Davids is currently the state’s only Democratic representation in Congress. Her district, the third, is the most diverse in the state. The new map would split it up, thus diluting the minority vote.
“The bill as proposed would erase minority representation,” out Kansas state Rep. Brandon Woodard (D) told LGBTQ Nation.
“It [splits] the most diverse district, the most Latino, the most African American between two districts, diluting their vote and takes one of the most liberal cities, the entire city of Lawrence…and throws it into the most rural and white Congressional districts.”
Woodard said the bill also splits two tribal nations between congressional districts, which will dilute Native American representation in Congress as well.
When he first saw the new map, Woodard thought it was a joke. “It’s so stereotypical and textbook gerrymandering,” he said.
While the current bill only covers districts at the Congressional level, a new state legislative map proposal is also due any day. In that, Woodard believes his own district will also be a target.
“I was among the top targets of the Republican party in 2020, and I know they’re going to come after me once again…Kansas is one of the few states that has all four letters represented in the LGBT caucus…Our existence in this body makes a difference, but the leadership, it seems like, will go all out to try to get rid of us.”

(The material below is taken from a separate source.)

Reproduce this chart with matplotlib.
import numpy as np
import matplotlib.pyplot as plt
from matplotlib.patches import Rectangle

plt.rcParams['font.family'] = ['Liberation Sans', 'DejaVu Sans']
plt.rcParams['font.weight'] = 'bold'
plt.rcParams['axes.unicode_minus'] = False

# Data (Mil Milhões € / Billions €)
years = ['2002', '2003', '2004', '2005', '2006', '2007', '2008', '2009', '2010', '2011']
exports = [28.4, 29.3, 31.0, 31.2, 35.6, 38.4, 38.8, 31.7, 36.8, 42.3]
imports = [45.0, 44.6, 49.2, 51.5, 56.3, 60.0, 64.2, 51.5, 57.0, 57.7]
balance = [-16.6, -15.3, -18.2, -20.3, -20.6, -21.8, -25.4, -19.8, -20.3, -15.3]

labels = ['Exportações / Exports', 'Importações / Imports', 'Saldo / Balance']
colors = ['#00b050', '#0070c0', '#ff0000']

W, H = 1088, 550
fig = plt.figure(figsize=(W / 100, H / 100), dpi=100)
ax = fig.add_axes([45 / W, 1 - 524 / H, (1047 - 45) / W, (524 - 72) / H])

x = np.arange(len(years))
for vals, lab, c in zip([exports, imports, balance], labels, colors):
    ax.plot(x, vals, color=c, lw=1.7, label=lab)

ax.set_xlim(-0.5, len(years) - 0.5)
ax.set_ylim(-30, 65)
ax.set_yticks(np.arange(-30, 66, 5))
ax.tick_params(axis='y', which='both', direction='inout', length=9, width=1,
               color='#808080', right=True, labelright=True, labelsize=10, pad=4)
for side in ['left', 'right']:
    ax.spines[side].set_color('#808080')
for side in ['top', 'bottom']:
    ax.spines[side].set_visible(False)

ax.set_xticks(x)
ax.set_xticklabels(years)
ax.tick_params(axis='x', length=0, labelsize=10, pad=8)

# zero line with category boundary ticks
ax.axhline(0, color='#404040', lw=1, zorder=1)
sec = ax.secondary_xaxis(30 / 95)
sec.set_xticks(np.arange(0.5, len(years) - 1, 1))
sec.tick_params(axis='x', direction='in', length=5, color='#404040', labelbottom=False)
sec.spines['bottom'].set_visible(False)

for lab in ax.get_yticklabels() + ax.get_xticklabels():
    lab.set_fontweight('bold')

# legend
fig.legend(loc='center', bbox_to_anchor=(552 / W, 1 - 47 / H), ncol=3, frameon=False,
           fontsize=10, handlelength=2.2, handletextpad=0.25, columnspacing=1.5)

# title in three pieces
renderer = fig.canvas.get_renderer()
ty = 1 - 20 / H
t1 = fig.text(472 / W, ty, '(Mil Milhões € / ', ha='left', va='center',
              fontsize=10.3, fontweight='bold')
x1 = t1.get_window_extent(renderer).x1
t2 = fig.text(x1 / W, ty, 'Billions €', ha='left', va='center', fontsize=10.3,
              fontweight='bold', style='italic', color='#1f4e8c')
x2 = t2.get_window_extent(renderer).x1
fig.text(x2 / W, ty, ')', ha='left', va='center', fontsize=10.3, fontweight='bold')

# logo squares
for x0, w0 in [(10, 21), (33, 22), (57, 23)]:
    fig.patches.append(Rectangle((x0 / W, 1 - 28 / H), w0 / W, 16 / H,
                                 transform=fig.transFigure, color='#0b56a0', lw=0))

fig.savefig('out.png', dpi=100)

When it comes to the Congressional map, it’s now up to the courts to decide, but Woodard believes it’s still possible to work with some of the legislature’s more moderate Republicans on the state map.

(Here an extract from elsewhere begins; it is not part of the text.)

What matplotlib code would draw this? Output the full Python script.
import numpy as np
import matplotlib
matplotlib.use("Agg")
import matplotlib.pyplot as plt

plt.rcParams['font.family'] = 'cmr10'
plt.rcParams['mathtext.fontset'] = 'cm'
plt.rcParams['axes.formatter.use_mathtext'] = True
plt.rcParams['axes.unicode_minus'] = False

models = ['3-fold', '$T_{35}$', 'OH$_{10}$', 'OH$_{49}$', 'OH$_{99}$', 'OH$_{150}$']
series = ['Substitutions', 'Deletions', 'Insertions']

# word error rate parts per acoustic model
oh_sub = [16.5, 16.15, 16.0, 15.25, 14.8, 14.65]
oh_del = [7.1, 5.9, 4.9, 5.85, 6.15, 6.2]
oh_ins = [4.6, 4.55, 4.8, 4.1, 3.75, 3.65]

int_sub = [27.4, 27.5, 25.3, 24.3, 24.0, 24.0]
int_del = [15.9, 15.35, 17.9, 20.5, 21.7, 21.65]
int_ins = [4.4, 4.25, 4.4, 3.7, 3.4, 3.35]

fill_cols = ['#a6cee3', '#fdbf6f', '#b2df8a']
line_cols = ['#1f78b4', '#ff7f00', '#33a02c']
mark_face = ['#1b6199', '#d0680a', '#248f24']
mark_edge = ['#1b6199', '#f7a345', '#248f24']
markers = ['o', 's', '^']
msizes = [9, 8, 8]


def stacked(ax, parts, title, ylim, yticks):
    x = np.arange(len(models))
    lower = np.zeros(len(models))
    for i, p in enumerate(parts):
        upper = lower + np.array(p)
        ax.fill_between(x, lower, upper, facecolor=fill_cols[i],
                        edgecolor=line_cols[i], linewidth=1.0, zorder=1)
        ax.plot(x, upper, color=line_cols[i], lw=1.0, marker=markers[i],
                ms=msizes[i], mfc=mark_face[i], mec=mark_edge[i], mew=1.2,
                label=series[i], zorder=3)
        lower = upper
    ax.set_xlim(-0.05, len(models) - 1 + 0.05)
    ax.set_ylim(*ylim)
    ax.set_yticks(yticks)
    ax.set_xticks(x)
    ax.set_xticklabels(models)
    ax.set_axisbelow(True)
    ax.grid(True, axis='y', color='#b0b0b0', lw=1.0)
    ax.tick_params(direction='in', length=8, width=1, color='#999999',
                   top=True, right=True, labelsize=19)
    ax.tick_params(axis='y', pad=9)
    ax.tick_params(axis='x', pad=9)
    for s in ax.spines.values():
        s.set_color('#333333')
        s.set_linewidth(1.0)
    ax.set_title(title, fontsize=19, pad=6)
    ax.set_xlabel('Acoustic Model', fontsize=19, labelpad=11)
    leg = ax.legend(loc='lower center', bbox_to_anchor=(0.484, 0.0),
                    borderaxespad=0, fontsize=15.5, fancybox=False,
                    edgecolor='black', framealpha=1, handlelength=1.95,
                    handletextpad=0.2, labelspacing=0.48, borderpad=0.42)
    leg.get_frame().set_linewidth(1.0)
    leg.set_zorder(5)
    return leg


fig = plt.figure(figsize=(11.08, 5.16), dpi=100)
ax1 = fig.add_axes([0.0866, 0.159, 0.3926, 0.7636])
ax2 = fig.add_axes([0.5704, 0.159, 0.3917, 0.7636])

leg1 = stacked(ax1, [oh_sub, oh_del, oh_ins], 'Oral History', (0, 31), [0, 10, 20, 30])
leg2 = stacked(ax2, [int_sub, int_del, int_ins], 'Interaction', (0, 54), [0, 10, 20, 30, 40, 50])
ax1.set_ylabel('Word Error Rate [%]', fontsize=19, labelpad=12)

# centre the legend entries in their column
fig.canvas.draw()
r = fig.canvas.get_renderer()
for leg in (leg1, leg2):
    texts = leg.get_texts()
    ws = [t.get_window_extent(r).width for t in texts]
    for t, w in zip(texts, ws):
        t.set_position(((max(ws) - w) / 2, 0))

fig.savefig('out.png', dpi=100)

He explained that while the Republicans do have a super-majority in both the Senate and House, it is only by a thin margin. He said there is a significant faction of moderate Republicans that should be willing to work with Democrats.
“I think our approach will be to work with our more moderate colleagues – and our more conservative colleagues that are sometimes willing to buck leadership – that will be targets in this to work with them and to find out how we can make sure [Republicans] wouldn’t have the votes to override, which then forces the leadership back to the negotiating table to get votes from Democrats and moderate Republicans.”
According to Cesar Toledo, Deputy Political Director of the LGBTQ Victory Fund, LGBTQ politicians are at risk of being pushed out of their districts in more than just Kansas.
“We are seeing these anti-LGBTQ forces trying to erase out representation,” Toledo told LGBTQ Nation.
“What’s happening to Sharice…is just the tip of the iceberg…We’re seeing many of our folks having to consider dropping out or restructuring their campaign plans. It’s just a mess right now.”
He added that the results of new maps in Kansas and elsewhere will have repercussions for LGBTQ people for years to come.
“In 2021, we saw a flurry of anti-LGBTQ bills across the country, and even in Kansas, and it’s our openly LGBTQ representatives who can truly fight some of those terrible pieces of legislation.”